**EXERCISE REQUIREMENTS:** Sift the material for lines containing "matplotlib", and return them.
Start MATERIAL FOR THE TASK
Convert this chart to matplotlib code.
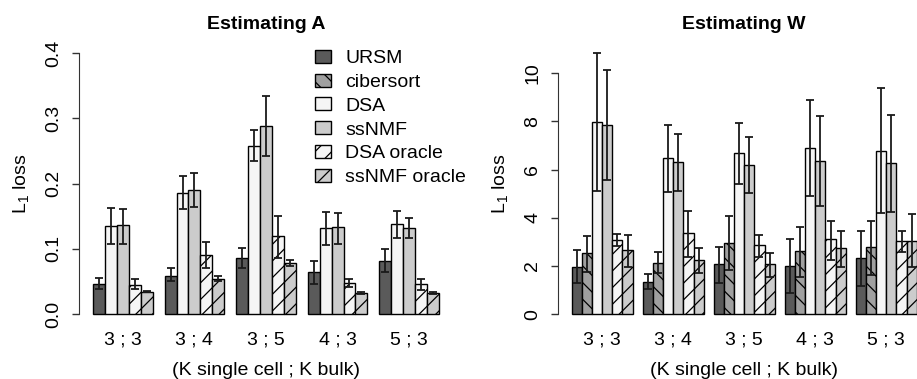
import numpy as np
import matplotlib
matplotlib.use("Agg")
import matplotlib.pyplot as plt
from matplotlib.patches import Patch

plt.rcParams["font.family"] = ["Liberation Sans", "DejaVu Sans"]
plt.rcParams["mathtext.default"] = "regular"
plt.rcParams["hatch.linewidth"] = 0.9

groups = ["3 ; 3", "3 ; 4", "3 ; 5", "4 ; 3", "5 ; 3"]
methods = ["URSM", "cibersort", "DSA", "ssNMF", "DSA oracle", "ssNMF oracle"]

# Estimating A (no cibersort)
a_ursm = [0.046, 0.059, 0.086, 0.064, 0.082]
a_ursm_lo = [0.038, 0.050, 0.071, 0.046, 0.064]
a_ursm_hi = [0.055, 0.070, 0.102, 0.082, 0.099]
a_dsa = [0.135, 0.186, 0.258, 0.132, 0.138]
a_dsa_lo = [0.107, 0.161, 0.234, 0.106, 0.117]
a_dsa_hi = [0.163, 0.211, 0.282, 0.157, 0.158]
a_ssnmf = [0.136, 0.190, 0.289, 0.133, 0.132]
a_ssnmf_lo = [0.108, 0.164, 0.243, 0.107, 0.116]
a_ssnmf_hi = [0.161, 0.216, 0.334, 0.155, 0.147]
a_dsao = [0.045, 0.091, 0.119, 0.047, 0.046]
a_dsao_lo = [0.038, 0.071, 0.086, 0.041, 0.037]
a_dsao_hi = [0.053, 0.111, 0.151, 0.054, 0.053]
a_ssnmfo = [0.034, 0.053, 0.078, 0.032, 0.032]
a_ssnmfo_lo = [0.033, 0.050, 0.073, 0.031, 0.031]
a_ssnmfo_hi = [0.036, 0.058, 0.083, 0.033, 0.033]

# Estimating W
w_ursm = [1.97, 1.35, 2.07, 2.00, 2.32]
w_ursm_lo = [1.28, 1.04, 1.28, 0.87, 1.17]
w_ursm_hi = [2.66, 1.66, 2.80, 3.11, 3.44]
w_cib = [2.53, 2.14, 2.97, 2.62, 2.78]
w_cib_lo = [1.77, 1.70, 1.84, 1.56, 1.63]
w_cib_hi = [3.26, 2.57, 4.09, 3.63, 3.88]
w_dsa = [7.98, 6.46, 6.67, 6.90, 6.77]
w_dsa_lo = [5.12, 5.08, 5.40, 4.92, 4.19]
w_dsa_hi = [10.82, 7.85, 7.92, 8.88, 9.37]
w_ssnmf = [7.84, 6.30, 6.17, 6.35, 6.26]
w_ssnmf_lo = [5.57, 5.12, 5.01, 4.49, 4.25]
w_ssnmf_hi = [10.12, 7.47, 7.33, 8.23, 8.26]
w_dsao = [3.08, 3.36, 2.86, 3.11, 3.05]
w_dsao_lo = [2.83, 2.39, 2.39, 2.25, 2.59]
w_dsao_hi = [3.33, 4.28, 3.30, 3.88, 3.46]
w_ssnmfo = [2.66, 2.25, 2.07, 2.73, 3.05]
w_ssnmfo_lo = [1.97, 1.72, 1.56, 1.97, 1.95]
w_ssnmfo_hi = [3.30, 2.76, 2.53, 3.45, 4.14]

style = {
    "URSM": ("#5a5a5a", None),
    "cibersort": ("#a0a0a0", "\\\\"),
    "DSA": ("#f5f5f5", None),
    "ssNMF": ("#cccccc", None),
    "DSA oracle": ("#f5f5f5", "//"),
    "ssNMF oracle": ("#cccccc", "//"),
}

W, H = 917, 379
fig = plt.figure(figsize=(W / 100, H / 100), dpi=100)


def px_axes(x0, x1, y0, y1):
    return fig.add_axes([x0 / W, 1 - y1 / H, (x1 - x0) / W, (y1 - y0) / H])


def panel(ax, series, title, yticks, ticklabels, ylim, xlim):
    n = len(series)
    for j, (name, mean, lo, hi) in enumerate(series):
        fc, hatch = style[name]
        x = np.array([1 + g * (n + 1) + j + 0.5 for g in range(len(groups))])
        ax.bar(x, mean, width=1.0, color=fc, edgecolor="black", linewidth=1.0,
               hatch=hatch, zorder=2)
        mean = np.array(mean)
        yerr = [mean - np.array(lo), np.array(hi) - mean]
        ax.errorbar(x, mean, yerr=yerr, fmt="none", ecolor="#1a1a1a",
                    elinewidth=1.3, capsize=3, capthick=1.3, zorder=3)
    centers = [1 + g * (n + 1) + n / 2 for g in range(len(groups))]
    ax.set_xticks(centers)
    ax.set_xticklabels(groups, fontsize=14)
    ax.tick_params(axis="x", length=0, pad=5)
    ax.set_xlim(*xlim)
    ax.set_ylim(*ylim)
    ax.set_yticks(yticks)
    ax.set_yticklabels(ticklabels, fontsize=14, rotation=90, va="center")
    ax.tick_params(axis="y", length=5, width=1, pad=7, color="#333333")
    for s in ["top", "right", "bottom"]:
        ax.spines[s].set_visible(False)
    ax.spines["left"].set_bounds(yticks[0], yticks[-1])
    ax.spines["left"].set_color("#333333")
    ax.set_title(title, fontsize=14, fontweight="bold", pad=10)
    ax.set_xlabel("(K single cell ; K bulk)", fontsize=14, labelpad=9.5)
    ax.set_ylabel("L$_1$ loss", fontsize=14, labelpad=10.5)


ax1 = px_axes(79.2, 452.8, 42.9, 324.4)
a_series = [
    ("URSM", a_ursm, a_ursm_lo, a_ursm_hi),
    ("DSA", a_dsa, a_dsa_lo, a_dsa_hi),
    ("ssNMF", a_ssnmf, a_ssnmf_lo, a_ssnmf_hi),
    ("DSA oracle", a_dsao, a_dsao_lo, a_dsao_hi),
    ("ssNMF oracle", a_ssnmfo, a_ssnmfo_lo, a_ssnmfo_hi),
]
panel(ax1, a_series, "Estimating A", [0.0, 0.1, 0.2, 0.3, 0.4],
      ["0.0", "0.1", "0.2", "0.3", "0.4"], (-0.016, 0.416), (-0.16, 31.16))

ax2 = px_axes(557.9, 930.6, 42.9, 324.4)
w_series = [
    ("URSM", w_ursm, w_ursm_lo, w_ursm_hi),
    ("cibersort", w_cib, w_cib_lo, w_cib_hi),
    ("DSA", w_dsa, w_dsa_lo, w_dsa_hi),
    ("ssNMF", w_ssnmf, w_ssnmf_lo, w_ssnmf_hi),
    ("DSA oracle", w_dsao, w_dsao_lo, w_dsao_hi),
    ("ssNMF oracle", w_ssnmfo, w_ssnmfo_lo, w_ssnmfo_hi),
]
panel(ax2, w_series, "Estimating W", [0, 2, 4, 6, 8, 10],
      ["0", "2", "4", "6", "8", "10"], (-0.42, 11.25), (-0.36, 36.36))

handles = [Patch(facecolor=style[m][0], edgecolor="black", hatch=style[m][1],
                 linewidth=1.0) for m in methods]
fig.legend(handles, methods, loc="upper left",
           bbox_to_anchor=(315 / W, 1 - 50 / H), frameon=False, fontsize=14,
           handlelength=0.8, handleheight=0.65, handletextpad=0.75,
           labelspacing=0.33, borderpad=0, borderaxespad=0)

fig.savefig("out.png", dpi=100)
End MATERIAL FOR THE TASK
Start MATERIAL FOR THE TASK
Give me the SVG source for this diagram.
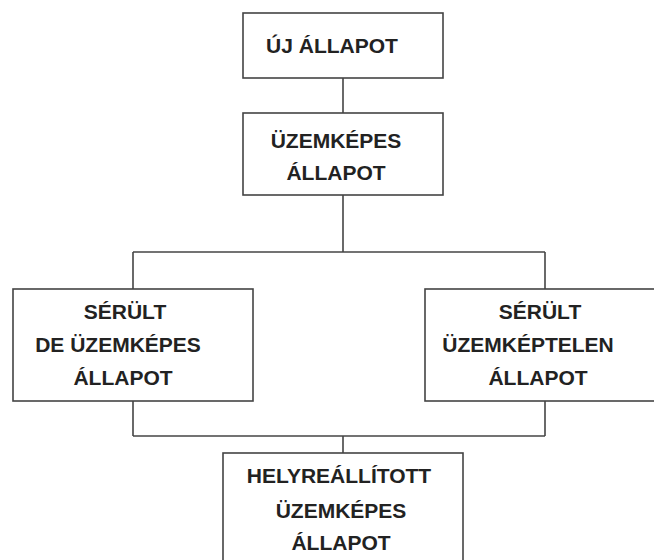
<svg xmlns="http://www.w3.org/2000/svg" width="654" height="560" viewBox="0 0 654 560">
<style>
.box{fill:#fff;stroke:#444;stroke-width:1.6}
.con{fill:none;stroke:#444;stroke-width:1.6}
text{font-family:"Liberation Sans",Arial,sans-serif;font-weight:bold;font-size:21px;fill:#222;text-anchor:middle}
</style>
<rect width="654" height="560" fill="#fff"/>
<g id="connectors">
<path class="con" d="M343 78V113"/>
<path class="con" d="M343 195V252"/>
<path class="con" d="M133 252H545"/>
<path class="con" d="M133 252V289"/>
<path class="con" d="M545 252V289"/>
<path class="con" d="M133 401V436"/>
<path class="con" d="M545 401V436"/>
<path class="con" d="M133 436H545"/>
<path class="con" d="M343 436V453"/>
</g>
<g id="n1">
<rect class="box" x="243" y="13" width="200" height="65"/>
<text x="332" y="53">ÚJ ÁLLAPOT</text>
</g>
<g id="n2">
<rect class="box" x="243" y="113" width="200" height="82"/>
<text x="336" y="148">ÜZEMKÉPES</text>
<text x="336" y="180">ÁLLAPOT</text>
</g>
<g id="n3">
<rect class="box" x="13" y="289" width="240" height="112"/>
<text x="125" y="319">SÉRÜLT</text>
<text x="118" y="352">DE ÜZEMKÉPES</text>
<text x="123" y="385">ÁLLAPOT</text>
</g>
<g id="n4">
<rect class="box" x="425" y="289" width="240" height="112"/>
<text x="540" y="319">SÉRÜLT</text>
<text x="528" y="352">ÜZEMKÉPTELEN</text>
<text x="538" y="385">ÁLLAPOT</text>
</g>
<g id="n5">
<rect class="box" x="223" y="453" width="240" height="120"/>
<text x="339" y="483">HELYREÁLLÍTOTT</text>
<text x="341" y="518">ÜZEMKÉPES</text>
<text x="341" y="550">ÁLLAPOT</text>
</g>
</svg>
End MATERIAL FOR THE TASK
**OUTPUT OF THE TASK:**
Convert this chart to matplotlib code.
import matplotlib
matplotlib.use("Agg")
import matplotlib.pyplot as plt
from matplotlib.patches import Patch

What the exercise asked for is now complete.